Marc Gascon, président de l'Union des municipalités du Québec et maire de Saint-Jérôme, a fait bâtir sa luxueuse résidence par au moins trois entreprises qui ont obtenu de gros contrats auprès de sa ville, a appris La Presse.

L'une de ces firmes, L'Archevêque&Rivest, de Repentigny, est spécialisée dans les secteurs municipal et commercial, a confirmé Sylvain Rivest, un des dirigeants. Le terrassement a été réalisé avec la machinerie d'Équipe Quatre Saisons, une firme d'excavation et d'asphaltage de Saint-Jérôme.

À elles deux, ces entreprises ont obtenu pour près de 25 millions de dollars de contrats depuis 2002 dans la ville du maire Gascon.

Travaux de peinture Cyr, une entreprise locale qui a obtenu plusieurs contrats par appel d'offres et sur invitation à Saint-Jérôme, est aussi intervenue dans ce chantier. La facture d'environ 2000$ a été «payée par chèque à l'entrepreneur», précise son président, André Cyr, un ami d'enfance de Marc Gascon.

Transformation extrême

Le permis de construire a été délivré le 31 mars 2008. Selon les documents officiels de la Ville de Saint-Jérôme, l'entrepreneur est L'Archevêque&Rivest et le coût des travaux s'élève à 200 000$, ce que nous a confirmé le maire.

Marc Gascon a obtenu au mois de juin 2008 une marge de crédit hypothécaire de 268 000$.

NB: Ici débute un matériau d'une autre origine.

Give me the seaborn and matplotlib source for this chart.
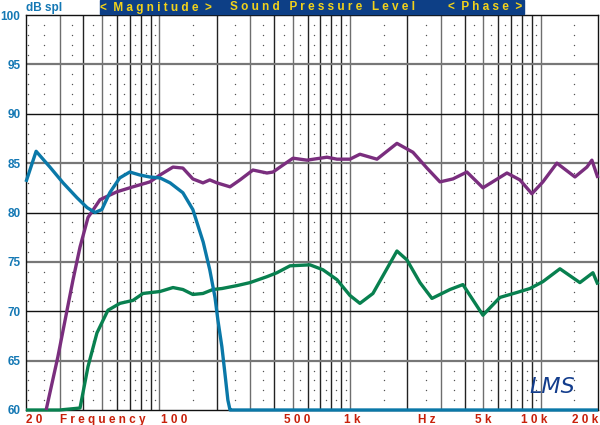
import numpy as np
import pandas as pd
import matplotlib
matplotlib.use("Agg")
import matplotlib.pyplot as plt
from matplotlib.patches import Rectangle
import seaborn as sns

# ---------------- data ----------------
blue_f = [20, 22.6, 26.7, 31.3, 37, 41.8, 46, 50, 55, 62, 70, 79, 89, 101, 114,
          133, 150, 170, 184, 196, 203, 213, 221, 229, 235, 240, 20000]
blue_db = [83.1, 86.2, 84.6, 83.0, 81.5, 80.5, 80.0, 80.3, 82.0, 83.5, 84.1, 83.8,
           83.6, 83.5, 83.0, 82.0, 80.3, 77.0, 74.2, 71.4, 69.1, 66.4, 63.7, 61.0,
           60.0, 60.0, 60.0]

purple_f = [25.5, 29.4, 35.3, 38.4, 42.3, 48.9, 60, 72.8, 89.3, 100.9, 118, 133,
            150, 169.5, 184, 200.7, 235, 265, 310, 367, 395, 445, 503, 595, 758,
            855, 1000, 1128, 1386, 1764, 2140, 2534, 2966, 3468, 4106, 4984, 6660,
            7790, 9000, 10280, 12170, 15140, 17490, 18580, 19980]
purple_db = [60.0, 65.4, 73.2, 76.5, 79.5, 81.3, 82.1, 82.6, 83.1, 83.8, 84.6,
             84.5, 83.4, 83.0, 83.3, 83.0, 82.6, 83.3, 84.3, 84.0, 84.1, 84.8, 85.5,
             85.3, 85.6, 85.4, 85.4, 85.9, 85.4, 87.0, 86.1, 84.5, 83.1, 83.4, 84.1,
             82.5, 84.0, 83.3, 81.9, 83.1, 85.0, 83.6, 84.6, 85.3, 83.5]

green_f = [20, 30, 38.4, 42.3, 47.1, 53.8, 62.2, 72.8, 82.1, 100.9, 118, 133, 150,
           169.5, 191, 213, 256, 299, 367, 414, 485, 617, 722, 855, 1000, 1128,
           1320, 1764, 1990, 2330, 2692, 3346, 3912, 4984, 6118, 7510, 8790, 10280,
           12630, 16070, 18810, 19980]
green_db = [60.0, 60.0, 60.2, 64.4, 67.8, 70.1, 70.8, 71.1, 71.8, 72.0, 72.4, 72.2,
            71.7, 71.8, 72.2, 72.3, 72.6, 72.9, 73.5, 73.9, 74.6, 74.7, 74.2, 73.2,
            71.6, 70.8, 71.8, 76.1, 75.2, 72.9, 71.3, 72.2, 72.7, 69.6, 71.4, 71.9,
            72.3, 73.0, 74.3, 72.9, 73.9, 72.7]

y_ticks = [60, 65, 70, 75, 80, 85, 90, 95, 100]
x_label_pos = [22, 50.6, 119.6, 530, 1030, 2530, 4990, 9290, 20000]
x_labels = ["2 0", "F r e q u e n c y", "1 0 0", "5 0 0", "1 k", "H z", "5 k",
            "1 0 k", "2 0 k"]

# ---------------- style ----------------
sns.set_style("white")
plt.rcParams['font.family'] = ['Liberation Sans', 'DejaVu Sans']

BLUE_TXT = "#1478b4"
RED_TXT = "#c8200a"
C_BLUE = "#0a78a8"
C_PURPLE = "#7a2e7e"
C_GREEN = "#08804f"

fig = plt.figure(figsize=(6, 4.25), dpi=100)
ax = fig.add_axes([26 / 600, 15 / 425, 572 / 600, 395 / 425])
ax.set_xscale("log")
ax.set_xlim(20, 20000)
ax.set_ylim(60, 100)

# grid lines
grid_f = []
for d in [10, 100, 1000, 10000]:
    for m in range(1, 10):
        f = m * d
        if 20 < f < 20000:
            grid_f.append(f)
for f in grid_f:
    lead = str(f)[0]
    col = "#6e6e6e" if lead in "135" else "#222222"
    ax.axvline(f, color=col, lw=1.0, zorder=1)
for y in range(65, 100, 5):
    if y % 10 == 0:
        ax.axhline(y, color="#111111", lw=1.0, zorder=1)
    else:
        ax.axhline(y, color="#777777", lw=1.6, zorder=1)

# dotted minor grid
dx, dy = [], []
for d in [10, 100, 1000, 10000]:
    for m in np.arange(1.5, 10, 1.0):
        f = m * d
        if 20 < f < 20000:
            for y in range(61, 100):
                if y % 5 != 0:
                    dx.append(f)
                    dy.append(y)
for y in range(61, 100):
    if y % 5 != 0:
        dx.append(20.5)
        dy.append(y)
ax.scatter(dx, dy, s=1.0, color="#555555", zorder=1, linewidths=0)

# curves
for f, db, c in [(green_f, green_db, C_GREEN),
                 (purple_f, purple_db, C_PURPLE),
                 (blue_f, blue_db, C_BLUE)]:
    df = pd.DataFrame({"f": f, "dB": db})
    sns.lineplot(data=df, x="f", y="dB", color=c, lw=2.4, ax=ax,
                 estimator=None, sort=False, zorder=3, clip_on=False,
                 solid_joinstyle="round", solid_capstyle="butt")

ax.set_xlabel("")
ax.set_ylabel("")
for s in ax.spines.values():
    s.set_color("#111111")
    s.set_linewidth(1.0)

ax.set_yticks(y_ticks)
ax.set_yticklabels([str(v) for v in y_ticks], color=BLUE_TXT,
                   fontweight="bold", fontsize=8.5)
ax.tick_params(axis="y", length=0, pad=4)
ax.minorticks_off()
ax.set_xticks(x_label_pos)
ax.set_xticklabels(x_labels, color=RED_TXT, fontweight="bold", fontsize=8.5)
ax.tick_params(axis="x", length=0, pad=3, which="both")
ax.xaxis.get_majorticklabels()[-1].set_horizontalalignment("right")

# header banner
fig.patches.append(Rectangle((100 / 600, 1 - 14 / 425), 424 / 600, 14 / 425,
                             transform=fig.transFigure, color="#0d3f86",
                             zorder=5))
for txt, xc in [("<  M a g n i t u d e  >", 156 / 600),
                ("S o u n d   P r e s s u r e   L e v e l", 323 / 600),
                ("<  P h a s e  >", 485 / 600)]:
    fig.text(xc, 1 - 7.5 / 425, txt, color="#f2d21a", fontweight="bold",
             fontsize=8.5, ha="center", va="center", zorder=6)
fig.text(26 / 600, 1 - 7.5 / 425, "dB spl", color=BLUE_TXT, fontweight="bold",
         fontsize=8.5, ha="left", va="center")

# logo
ax.text(0.92, 0.058, "LMS", transform=ax.transAxes, color="#123c8c",
        fontsize=16, fontstyle="italic", family=["DejaVu Sans"],
        ha="center", va="center", zorder=4)

fig.savefig("out.png", dpi=100)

Selon plusieurs sources, il a fallu presque un an de travaux pour transformer en demeure de prestige le modeste bungalow que le maire Gascon avait acquis en 1988. Ces travaux majeurs ont forcé le couple à déménager temporairement.

De 2003 à 2007 inclusivement, L'Archevêque&Rivest a obtenu des contrats d'une valeur totale de près de 7,5 millions de dollars à Saint-Jérôme, en particulier pour le poste de police et la gare.

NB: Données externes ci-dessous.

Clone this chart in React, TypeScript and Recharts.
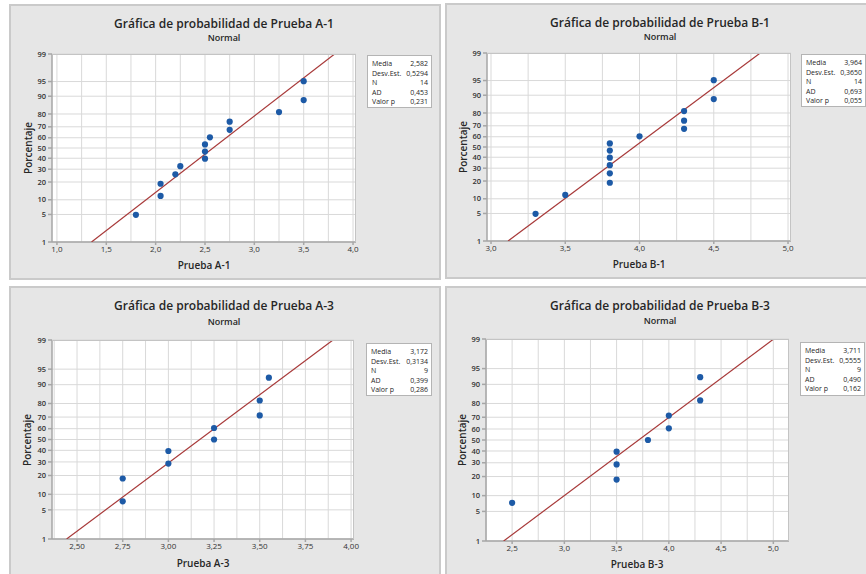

Son siège se trouve à Repentigny, mais elle dispose aussi d'une adresse dans un parc industriel à Saint-Jérôme, au 90, boulevard de Maisonneuve, édifice qu'elle a construit. Sylvain Rivest, un des dirigeants, précise qu'il s'agit d'un «bureau de consultation», utilisé seulement pour des rendez-vous avec des clients de la région.

L'Équipe Quatre Saisons est aussi très active dans la ville du maire Gascon, où elle réalise des travaux de terrassement, de déneigement, etc. Ses revenus ont d'ailleurs connu une croissance fulgurante. En 2002, ses contrats, qui se chiffraient à 550 000$, ont grimpé régulièrement jusqu'à atteindre 4,6 millions en 2009. Au total, la firme de Mario Leclair a obtenu pour près de 16,5 millions de dollars de contrats à Saint-Jérôme. Mais, en 2010, les affaires connaîtraient une «décroissance» dans cette ville, de l'aveu même de son dirigeant, que La Presse a joint par téléphone.

Il croit n'avoir «pas fait grand-chose» à la maison du maire - il s'agissait certainement, selon lui, d'une «location à l'heure ou d'un prêt d'engins ou de camions» à L'Archevêque&Rivest.

Le maire doit dissiper le doute

Le président de l'Institut québécois d'éthique appliquée, René Villemure, est catégorique: le maire Gascon n'aurait jamais dû choisir des entrepreneurs qui font affaire avec sa ville. «En tant que maire et président de l'Union des municipalités du Québec, il devrait démontrer une exemplarité plus grande que la normale.» C'est un cas de «confusion d'intérêts», «au minimum maladroit» qui allume un «feu jaune».

«On présume qu'il a payé, ajoute l'éthicien, mais était-ce au prix du marché? Il plane un doute et, pour le dissiper, c'est le maire, qui est aussi l'élu no 1 au Québec, qui a le fardeau de la preuve.»

Au nom de la préférence locale, l'entrepreneur André Cyr ne se sent pas mal à l'aise d'avoir accepté ce contrat. «Je n'aimerais pas voir une entreprise de Sainte-Adèle venir faire des travaux chez mon maire, à qui je paye des taxes», justifie-t-il.

Même son de cloche chez Sylvain Rivest, de L'Archevêque&Rivest: «Avec tout ce qui se passe aujourd'hui dans le monde municipal, peut-être qu'on dirait non, mais dans le temps, je ne voyais aucun risque ou problème.»